When we look at the way the word sin is used, in the first two verses, it’s used as a noun. In the last, it’s used as a verb, an action – something we’re not supposed to do. When used as a noun, it’s seen as a category. And that makes a huge difference to how we understand what it means to not be in sin.

When Paul is addressing this, he breaks down his questions.

What shall we say? Are we to continue in sin? Should we sin or are we to sin? The answer is the same, but there’s a big difference in how we understand what it means to be sanctified or made to be in the character of Christ.

So, what does it mean to say that sin exists as a category? It’s not just a singular action but a singular action with consequences. Now, as the human race we are born into it. Think about a child. When they know the difference between right and wrong, they still sometimes choose wrong, and better yet, they know when they are choosing wrong and act accordingly.

Sin is part of our world, and Paul realizes we are in sin. But there’s a significant change that takes place when we are found in Christ. Paul says that we move from being dead in sin to being dead to sin. This category that defines our world and life is no longer the primary thing that defines who we are.

Sin doesn’t rule in us. In Christ we are dead to sin. And so, are we to continue in that sin in this world of sin, just so that grace may abound?

By no means.

This response isn’t quite saying no; it’s not an emphatic no, or a holistic no. No matter which way you look at it, there is no way that if you are found in Christ, your life should be defined or characterized by, or under, the dominion and the ownership of sin anymore. You have been set free.

So, how can we who have died to sin still live in it? Paul says it’s not to say that we will now live these perfect lives but that we will no longer be owned by sin.

Maybe you’ve had a pattern in your life or a pattern in your family – a characteristic that has defined your family for generations. Some of us come from families riddled with addiction or infidelity – generation after generation of sin. And it feels like it owns who we are.

Paul reminds us that we aren’t going to get it perfect. There’s this metaphysical reality, a status outside of ourselves. It’s beyond what we’ve done or even what we may feel or think about ourselves. We can be dead to sin and not have it control us anymore through the power of Jesus.

But it’s not necessarily easy to walk from this metaphysical reality to truth reality. Depending on what you consider to be a certain category and what you believe to be true about a certain category will impact how much you understand it.

Many of us carry a piece of the gospel, especially the piece that we have been justified by faith alone. We are set right by our past sins through Christ’s sacrifice, and now we have this eternal status that when we die, we’re going to heaven and will spend eternity with God. We are forgiven for our sins. And that is true – but it’s not the whole gospel.

Your life is set free from your past, and you have to make a practical difference because you are dead to sin, meaning your life is transformed now and can lead to a new kind of living.

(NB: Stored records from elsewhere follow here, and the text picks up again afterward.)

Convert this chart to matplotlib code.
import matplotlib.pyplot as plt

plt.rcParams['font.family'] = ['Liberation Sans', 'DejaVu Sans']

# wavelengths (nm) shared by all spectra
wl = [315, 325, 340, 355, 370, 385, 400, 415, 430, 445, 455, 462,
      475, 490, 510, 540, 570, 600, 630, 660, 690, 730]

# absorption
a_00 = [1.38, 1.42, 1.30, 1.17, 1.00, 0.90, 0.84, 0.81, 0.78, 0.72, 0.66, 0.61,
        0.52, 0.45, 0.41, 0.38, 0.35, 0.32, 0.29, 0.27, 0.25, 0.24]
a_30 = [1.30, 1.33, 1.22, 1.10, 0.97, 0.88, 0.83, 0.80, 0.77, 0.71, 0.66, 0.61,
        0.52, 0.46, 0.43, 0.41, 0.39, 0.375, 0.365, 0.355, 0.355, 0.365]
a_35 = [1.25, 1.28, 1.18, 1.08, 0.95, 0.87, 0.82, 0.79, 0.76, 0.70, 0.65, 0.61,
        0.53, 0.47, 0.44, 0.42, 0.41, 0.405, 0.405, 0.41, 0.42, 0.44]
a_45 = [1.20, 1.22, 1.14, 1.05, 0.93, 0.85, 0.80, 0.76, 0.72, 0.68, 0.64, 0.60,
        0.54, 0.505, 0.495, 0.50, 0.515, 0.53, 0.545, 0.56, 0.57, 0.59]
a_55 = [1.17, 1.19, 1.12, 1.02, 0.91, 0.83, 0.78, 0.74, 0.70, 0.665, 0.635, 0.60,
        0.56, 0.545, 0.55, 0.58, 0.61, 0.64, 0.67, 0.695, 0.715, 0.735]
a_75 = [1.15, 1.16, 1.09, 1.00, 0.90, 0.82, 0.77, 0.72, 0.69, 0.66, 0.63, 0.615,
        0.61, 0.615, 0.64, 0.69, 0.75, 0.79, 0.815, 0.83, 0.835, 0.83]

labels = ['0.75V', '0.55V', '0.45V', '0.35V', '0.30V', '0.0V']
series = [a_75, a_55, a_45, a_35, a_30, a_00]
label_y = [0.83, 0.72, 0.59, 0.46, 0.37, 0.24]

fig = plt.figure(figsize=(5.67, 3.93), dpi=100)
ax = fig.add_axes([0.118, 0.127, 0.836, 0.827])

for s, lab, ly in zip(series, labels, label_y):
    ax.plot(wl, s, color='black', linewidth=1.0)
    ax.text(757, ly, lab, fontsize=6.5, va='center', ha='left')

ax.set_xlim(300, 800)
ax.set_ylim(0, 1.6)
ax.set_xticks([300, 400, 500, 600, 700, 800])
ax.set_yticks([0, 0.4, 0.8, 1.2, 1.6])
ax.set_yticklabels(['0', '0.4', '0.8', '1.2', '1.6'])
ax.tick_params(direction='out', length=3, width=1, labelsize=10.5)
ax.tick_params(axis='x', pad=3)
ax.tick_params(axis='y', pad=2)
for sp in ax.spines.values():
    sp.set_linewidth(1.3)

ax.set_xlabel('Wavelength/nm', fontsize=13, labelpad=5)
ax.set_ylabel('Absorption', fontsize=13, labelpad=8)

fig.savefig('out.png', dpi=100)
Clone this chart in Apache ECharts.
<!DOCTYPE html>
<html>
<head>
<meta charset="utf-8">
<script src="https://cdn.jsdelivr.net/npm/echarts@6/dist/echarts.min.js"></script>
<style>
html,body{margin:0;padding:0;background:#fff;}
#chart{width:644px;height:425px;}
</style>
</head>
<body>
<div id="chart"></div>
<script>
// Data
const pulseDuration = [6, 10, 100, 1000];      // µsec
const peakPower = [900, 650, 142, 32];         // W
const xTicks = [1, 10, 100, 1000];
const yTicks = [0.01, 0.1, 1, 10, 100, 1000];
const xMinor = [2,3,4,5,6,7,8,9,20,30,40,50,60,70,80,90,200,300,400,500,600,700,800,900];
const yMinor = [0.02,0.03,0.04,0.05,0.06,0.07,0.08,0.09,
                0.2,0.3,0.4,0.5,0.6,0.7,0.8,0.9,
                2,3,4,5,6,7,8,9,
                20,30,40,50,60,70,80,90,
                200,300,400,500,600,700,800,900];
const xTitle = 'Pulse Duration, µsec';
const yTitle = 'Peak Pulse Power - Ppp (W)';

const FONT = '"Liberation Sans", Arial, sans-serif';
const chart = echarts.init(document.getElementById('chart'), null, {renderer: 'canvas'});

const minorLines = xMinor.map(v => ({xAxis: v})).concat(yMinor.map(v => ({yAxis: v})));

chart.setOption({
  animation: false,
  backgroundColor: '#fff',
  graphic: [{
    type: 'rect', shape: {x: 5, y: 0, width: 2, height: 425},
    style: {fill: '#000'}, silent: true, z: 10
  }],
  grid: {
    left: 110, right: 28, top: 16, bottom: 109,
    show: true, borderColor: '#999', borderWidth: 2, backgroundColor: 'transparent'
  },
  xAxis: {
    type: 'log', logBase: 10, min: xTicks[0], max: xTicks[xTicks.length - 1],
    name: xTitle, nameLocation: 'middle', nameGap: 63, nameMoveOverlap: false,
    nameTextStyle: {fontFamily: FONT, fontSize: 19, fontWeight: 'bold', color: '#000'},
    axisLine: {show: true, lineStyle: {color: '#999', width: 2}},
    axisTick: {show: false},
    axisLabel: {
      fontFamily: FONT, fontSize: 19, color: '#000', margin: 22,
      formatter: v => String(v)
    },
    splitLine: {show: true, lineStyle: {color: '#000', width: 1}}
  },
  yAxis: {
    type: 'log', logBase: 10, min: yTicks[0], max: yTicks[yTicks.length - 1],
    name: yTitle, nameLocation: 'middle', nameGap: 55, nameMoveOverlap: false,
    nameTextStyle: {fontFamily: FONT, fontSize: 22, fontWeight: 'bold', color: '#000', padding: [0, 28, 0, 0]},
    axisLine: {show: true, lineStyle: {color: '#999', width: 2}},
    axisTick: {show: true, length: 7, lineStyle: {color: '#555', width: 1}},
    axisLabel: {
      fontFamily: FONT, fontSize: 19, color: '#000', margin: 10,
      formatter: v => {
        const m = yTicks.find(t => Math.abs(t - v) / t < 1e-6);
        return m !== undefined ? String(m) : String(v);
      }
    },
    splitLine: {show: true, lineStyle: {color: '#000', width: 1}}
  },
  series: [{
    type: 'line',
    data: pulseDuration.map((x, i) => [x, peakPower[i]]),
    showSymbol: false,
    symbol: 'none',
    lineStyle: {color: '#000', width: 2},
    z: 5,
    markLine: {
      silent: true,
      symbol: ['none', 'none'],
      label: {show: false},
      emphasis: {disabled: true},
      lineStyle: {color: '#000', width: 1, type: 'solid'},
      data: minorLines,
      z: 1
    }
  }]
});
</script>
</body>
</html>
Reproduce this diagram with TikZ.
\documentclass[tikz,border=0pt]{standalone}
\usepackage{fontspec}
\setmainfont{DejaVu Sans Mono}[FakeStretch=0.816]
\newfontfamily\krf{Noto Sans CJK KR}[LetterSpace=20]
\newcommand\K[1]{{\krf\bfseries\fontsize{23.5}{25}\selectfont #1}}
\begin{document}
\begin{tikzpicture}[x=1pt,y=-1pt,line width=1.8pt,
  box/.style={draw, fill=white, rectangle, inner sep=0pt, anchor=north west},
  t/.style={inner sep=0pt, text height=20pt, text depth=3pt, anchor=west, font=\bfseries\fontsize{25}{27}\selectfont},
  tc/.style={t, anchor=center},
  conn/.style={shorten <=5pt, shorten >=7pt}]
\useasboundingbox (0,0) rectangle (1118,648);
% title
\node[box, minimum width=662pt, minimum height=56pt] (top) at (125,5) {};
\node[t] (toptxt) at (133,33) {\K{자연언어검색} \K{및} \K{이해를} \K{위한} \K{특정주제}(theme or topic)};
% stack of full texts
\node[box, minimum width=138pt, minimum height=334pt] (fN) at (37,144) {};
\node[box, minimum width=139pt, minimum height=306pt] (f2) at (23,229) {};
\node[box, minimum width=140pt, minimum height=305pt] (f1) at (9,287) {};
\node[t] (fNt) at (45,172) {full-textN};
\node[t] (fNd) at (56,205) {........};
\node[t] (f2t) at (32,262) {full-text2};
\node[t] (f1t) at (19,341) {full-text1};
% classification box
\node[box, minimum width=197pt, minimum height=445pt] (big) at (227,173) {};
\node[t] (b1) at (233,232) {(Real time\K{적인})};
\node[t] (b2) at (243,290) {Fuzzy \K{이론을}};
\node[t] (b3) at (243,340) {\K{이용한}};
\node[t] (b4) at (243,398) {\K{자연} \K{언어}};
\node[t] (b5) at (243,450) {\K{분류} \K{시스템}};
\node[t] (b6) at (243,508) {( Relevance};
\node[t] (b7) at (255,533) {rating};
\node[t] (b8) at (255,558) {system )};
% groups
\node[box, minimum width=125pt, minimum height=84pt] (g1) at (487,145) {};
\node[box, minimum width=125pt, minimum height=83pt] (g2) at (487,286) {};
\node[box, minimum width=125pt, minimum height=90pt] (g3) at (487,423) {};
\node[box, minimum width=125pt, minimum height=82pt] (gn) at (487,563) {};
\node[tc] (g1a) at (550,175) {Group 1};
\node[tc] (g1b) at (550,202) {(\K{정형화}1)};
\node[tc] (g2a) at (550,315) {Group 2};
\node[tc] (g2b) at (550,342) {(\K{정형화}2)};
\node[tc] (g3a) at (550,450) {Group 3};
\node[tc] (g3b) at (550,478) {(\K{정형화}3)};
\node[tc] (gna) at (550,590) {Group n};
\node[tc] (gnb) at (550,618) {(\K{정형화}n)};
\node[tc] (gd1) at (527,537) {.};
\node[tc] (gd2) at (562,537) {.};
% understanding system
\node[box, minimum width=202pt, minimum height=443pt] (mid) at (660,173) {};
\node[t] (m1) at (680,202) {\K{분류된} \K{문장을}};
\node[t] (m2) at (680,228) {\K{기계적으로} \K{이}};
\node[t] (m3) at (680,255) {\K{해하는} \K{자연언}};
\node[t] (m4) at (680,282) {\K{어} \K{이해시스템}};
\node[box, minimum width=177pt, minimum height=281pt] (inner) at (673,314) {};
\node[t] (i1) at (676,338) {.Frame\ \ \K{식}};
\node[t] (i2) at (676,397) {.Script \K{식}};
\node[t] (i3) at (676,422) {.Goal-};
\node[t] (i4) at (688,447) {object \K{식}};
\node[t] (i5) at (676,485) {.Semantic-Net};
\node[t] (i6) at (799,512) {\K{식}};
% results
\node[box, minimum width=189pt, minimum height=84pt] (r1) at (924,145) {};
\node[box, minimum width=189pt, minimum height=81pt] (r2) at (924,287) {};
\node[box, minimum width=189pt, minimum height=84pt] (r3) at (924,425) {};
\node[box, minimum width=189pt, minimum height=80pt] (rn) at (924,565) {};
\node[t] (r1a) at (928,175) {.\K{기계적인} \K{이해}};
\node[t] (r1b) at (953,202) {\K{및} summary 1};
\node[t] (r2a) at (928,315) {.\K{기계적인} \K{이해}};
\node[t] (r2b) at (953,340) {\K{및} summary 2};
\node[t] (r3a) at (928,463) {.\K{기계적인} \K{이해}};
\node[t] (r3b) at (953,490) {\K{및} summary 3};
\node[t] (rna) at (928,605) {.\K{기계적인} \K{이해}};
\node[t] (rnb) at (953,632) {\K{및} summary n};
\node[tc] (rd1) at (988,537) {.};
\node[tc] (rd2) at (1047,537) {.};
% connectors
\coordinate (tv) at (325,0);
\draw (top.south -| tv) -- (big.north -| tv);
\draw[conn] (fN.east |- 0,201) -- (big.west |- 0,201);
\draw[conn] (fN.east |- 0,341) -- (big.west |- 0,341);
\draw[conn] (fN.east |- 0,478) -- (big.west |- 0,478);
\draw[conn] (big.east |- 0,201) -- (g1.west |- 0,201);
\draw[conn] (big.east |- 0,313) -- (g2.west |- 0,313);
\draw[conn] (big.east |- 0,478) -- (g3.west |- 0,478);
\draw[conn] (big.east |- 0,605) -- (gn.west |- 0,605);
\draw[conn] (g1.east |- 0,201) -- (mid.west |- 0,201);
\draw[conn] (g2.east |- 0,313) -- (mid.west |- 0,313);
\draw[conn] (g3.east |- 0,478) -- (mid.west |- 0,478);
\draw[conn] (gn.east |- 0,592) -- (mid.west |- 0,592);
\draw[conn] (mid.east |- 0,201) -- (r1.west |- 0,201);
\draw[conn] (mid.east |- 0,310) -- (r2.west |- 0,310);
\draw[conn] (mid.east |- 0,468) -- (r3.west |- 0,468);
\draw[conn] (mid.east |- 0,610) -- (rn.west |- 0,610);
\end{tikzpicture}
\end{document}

Maybe you don’t quite have a picture of the fullness of the good news. We are called to walk in the newness of life. We believe in salvation, that Jesus died, rose, and one day will return. Now, if we have died with Christ, we believe that we will also live with Him. So, you must consider yourself dead to sin and alive in Jesus.

Present yourself to God as those brought from death to life, and then present your members to God as instruments for righteousness. We live in a meritocracy world where this is always the opposite. The first thing we do is act. If we can do the job well enough, work hard enough, and earn it, then we’ll get a promotion or be elected.

In our world, action bears results, and results lead to status. However, Paul says that the economy of God is the complete opposite. You already have the position. You already have the stature because of who God is and what He has done for you. Therefore, all you have to do is own it, believe it, and hold onto it.

Jesus died for us. He died to set us free from our ambitions, striving, efforts, and own righteousness. He set us free from the struggles of this world, the difficulties, sinful family patterns, and challenges.